Ingrid B. Wuerth (Vanderbilt University - Law School) has posted The Due Process and other Constitutional Rights of Foreign Nations (Fordham Law Review, forthcoming 2019) (57 pages) on SSRN.  Here is the abstract:

The rights of foreign states under the U.S. Constitution are becoming more important because the actions of foreign states and foreign state-owned enterprises are expanding in scope and the legislative protections to which they are entitled are contracting. Conventional wisdom and lower court cases hold that foreign states are outside our constitutional order and that they are protected neither by separation of powers nor by due process. As a matter of policy, however, it makes little sense to afford litigation-related constitutional protections to foreign corporations and individuals, but to deny categorically such protections to foreign states.

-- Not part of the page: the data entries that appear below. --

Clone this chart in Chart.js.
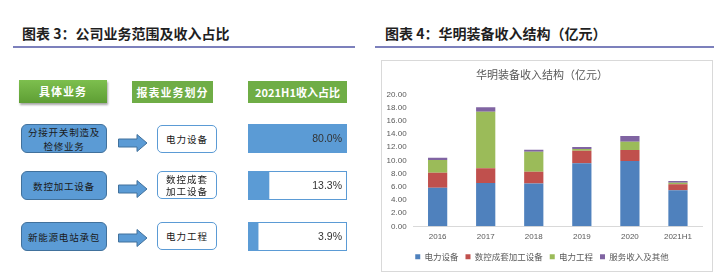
<!DOCTYPE html>
<html><head><meta charset="utf-8">
<script src="https://cdn.jsdelivr.net/npm/chart.js@4/dist/chart.umd.min.js"></script>
<style>
html,body{margin:0;padding:0;background:#fff;}
body{width:714px;height:273px;position:relative;overflow:hidden;font-family:"Noto Sans CJK SC","Noto Sans",sans-serif;}
.abs{position:absolute;}
.hdr{font-size:14px;font-weight:700;color:#1f1f1f;line-height:16px;white-space:nowrap;}
.rule{height:2px;background:#7C80BC;}
.green{color:#fff;font-weight:700;font-size:11px;text-align:center;line-height:22px;white-space:nowrap;}
.bluebox{background:#5B9BD5;border:1px solid #41719C;border-radius:6px;box-sizing:border-box;display:flex;align-items:center;justify-content:center;text-align:center;font-size:9.5px;line-height:14px;letter-spacing:0.8px;color:#1a1a1a;}
.whitebox{background:#fff;border:1px solid #5B9BD5;border-radius:5px;box-sizing:border-box;display:flex;align-items:center;justify-content:center;text-align:center;font-size:9.5px;line-height:12px;letter-spacing:1px;color:#1a1a1a;}
.databox{border:1px solid #5B9BD5;box-sizing:border-box;}
.pct{font-family:"Liberation Sans",Arial,sans-serif;font-size:10.5px;color:#333;text-align:right;white-space:nowrap;}
#panel{left:381px;top:60px;width:332px;height:212px;border:1px solid #D9D9D9;box-sizing:border-box;}
</style></head>
<body>
<div class="abs hdr" style="left:22px;top:25px;">图表 3：公司业务范围及收入占比</div>
<div class="abs rule" style="left:13px;top:46px;width:342px;"></div>
<div class="abs hdr" style="left:385px;top:25px;">图表 4：华明装备收入结构（亿元）</div>
<div class="abs rule" style="left:375px;top:46px;width:339px;"></div>

<div class="abs green" style="left:19px;top:80px;width:88px;height:23px;line-height:23px;background:linear-gradient(#7DBF4E,#5E9E34);box-shadow:1px 2px 2px rgba(0,0,0,0.35);letter-spacing:1px;">具体业务</div>
<div class="abs green" style="left:132px;top:81px;width:81px;height:22px;background:#6FAD46;letter-spacing:1px;">报表业务划分</div>
<div class="abs green" style="left:248px;top:81px;width:99px;height:22px;background:#6FAD46;">2021H1收入占比</div>

<div id="rows"></div>

<div id="panel" class="abs"><canvas id="c" width="330" height="210"></canvas></div>

<script>
// ---- Left diagram data ----
const businesses = ['分接开关制造及<br>检修业务', '数控加工设备', '新能源电站承包'];
const segments = ['电力设备', '数控成套<br>加工设备', '电力工程'];
const shares = [80.0, 13.3, 3.9];

// ---- Right chart data ----
const years = ['2016', '2017', '2018', '2019', '2020', '2021H1'];
const seriesNames = ['电力设备', '数控成套加工设备', '电力工程', '服务收入及其他'];
const powerEquip = [5.85, 6.56, 6.50, 9.55, 9.90, 5.45];
const cncEquip = [2.27, 2.23, 1.77, 1.90, 1.66, 0.91];
const powerEng = [1.93, 8.57, 3.03, 0.25, 1.26, 0.24];
const services = [0.35, 0.67, 0.30, 0.30, 0.86, 0.26];
const yTicks = [0, 2, 4, 6, 8, 10, 12, 14, 16, 18, 20];

// layout of the left rows
const rowTops = [124, 171, 222];
const arrowCenters = [143, 189, 237.5];
const rowsEl = document.getElementById('rows');
businesses.forEach((b, i) => {
  const top = rowTops[i];
  rowsEl.insertAdjacentHTML('beforeend',
    `<div class="abs bluebox" style="left:21px;top:${top}px;width:86px;height:29px;">${b}</div>` +
    `<svg class="abs" style="left:117px;top:${arrowCenters[i]-10}px" width="32" height="20"><polygon points="1.5,6 20,6 20,1.5 30,10 20,18.5 20,14 1.5,14" fill="#5B9BD5" stroke="#41719C" stroke-width="1"/></svg>` +
    `<div class="abs whitebox" style="left:157px;top:${top + (i===0?1:0)}px;width:60px;height:28px;">${segments[i]}</div>` +
    `<div class="abs databox" style="left:248px;top:${top}px;width:99px;height:29px;"><canvas id="d${i}" width="97" height="27" style="display:block"></canvas></div>` +
    `<div class="abs pct" style="left:248px;top:${top}px;width:94px;height:29px;line-height:29px;">${shares[i].toFixed(1)}%</div>`
  );
});

shares.forEach((v, i) => {
  new Chart(document.getElementById('d' + i), {
    type: 'bar',
    data: { labels: [''], datasets: [{ data: [v], base: -4, backgroundColor: '#5B9BD5', borderWidth: 0, barPercentage: 1, categoryPercentage: 1 }] },
    options: {
      indexAxis: 'y', responsive: false, animation: false,
      layout: { padding: 0 },
      plugins: { legend: { display: false }, tooltip: { enabled: false } },
      scales: {
        x: { display: false, min: -4, max: 80 },
        y: { display: false }
      }
    }
  });
});

const colors = ['#4F81BD', '#C0504D', '#9BBB59', '#8064A2'];
const values = [powerEquip, cncEquip, powerEng, services];
const tickFont = { family: '"Liberation Sans", Arial, sans-serif', size: 8 };
const cjk = '"Noto Sans CJK SC", sans-serif';

new Chart(document.getElementById('c'), {
  type: 'bar',
  data: {
    labels: years,
    datasets: seriesNames.map((n, i) => ({
      label: n, data: values[i], backgroundColor: colors[i], borderWidth: 0,
      barPercentage: 0.4, categoryPercentage: 1
    }))
  },
  options: {
    responsive: false, animation: false,
    layout: { padding: { left: 0, right: 10, top: 0, bottom: 0 } },
    plugins: {
      title: { display: true, text: '华明装备收入结构（亿元）', color: '#595959',
        font: { family: cjk, size: 11, weight: 'normal' }, padding: { top: 7.4, bottom: 12.7 } },
      legend: { position: 'bottom',
        labels: { boxWidth: 5, boxHeight: 5, padding: 7, color: '#595959', font: { family: cjk, size: 8.5 } } },
      tooltip: { enabled: false }
    },
    scales: {
      x: { stacked: true, grid: { display: false, drawTicks: false },
        border: { display: true, color: '#D9D9D9' },
        ticks: { color: '#595959', font: tickFont, padding: 6, maxRotation: 0 },
        afterFit: s => { s.height = 19.2; } },
      y: { stacked: true, min: 0, max: 20,
        afterBuildTicks: s => { s.ticks = yTicks.map(v => ({ value: v })); },
        grid: { display: false, drawTicks: false }, border: { display: false },
        ticks: { color: '#595959', font: tickFont, padding: 7, callback: v => Number(v).toFixed(2) },
        afterFit: s => { s.width = 31.6; } }
    }
  }
});
</script>
</body></html>
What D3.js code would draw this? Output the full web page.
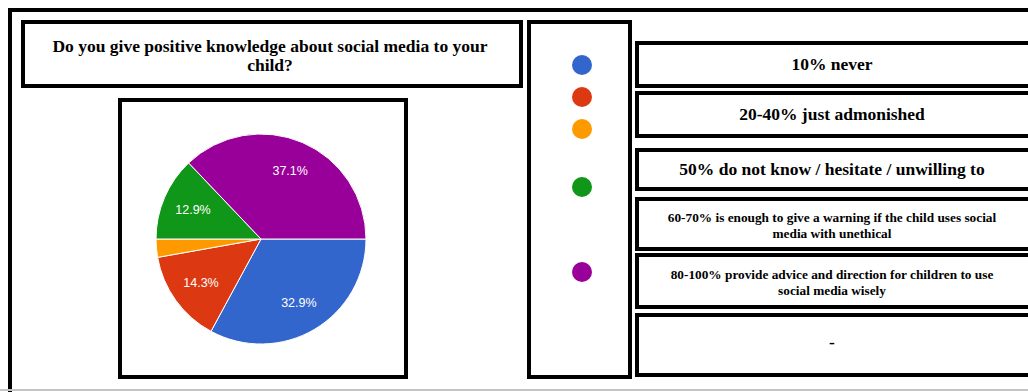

A careful analysis of Article III and of the Fifth Amendment shows that the conventional wisdom and lower court cases are wrong. Foreign states are protected by Article III’s extension of judicial power to foreign-state diversity cases, the purpose of which was to protect foreign states from unfair proceedings and to prevent international conflict. The Article III “judicial power” over “cases” also presupposes both personal jurisdiction (over any kind of defendant) and other process-based limitations. The Fifth Amendment overlaps with Article III in important ways. It also protects foreign states. They are “persons” due the same constitutional “process” to which other defendants are entitled. Modern scholars have struggled to see the connection between due process and personal jurisdiction. The cases involving the immunity of foreign states makes the connection clear for all defendants. “Process” only reached defendants within sovereign power, or jurisdiction, of the issuing court. 

Examining the Constitution from the perspective of foreign states thus reveals the document in a new light, illuminating its core features in ways that advance our historical and theoretical understanding of the Constitution, with significant implications for several additional areas of modern doctrine. The analysis of separation of powers and due process also lays the groundwork for determining whether foreign states have additional constitutional rights.

(Via Lawfare, where the author gives a summary of the paper).

I read an earlier draft, and it's an outstanding and thought-provoking contribution.  Despite the apparently narrow focus suggested by the title, its implications call for a broad rethinking of the original understanding of judicial jurisdiction.  (And as a further aside, many of the constitutional aspects of civil procedure are ripe for substantial originalist rethinking -- this is a great start.)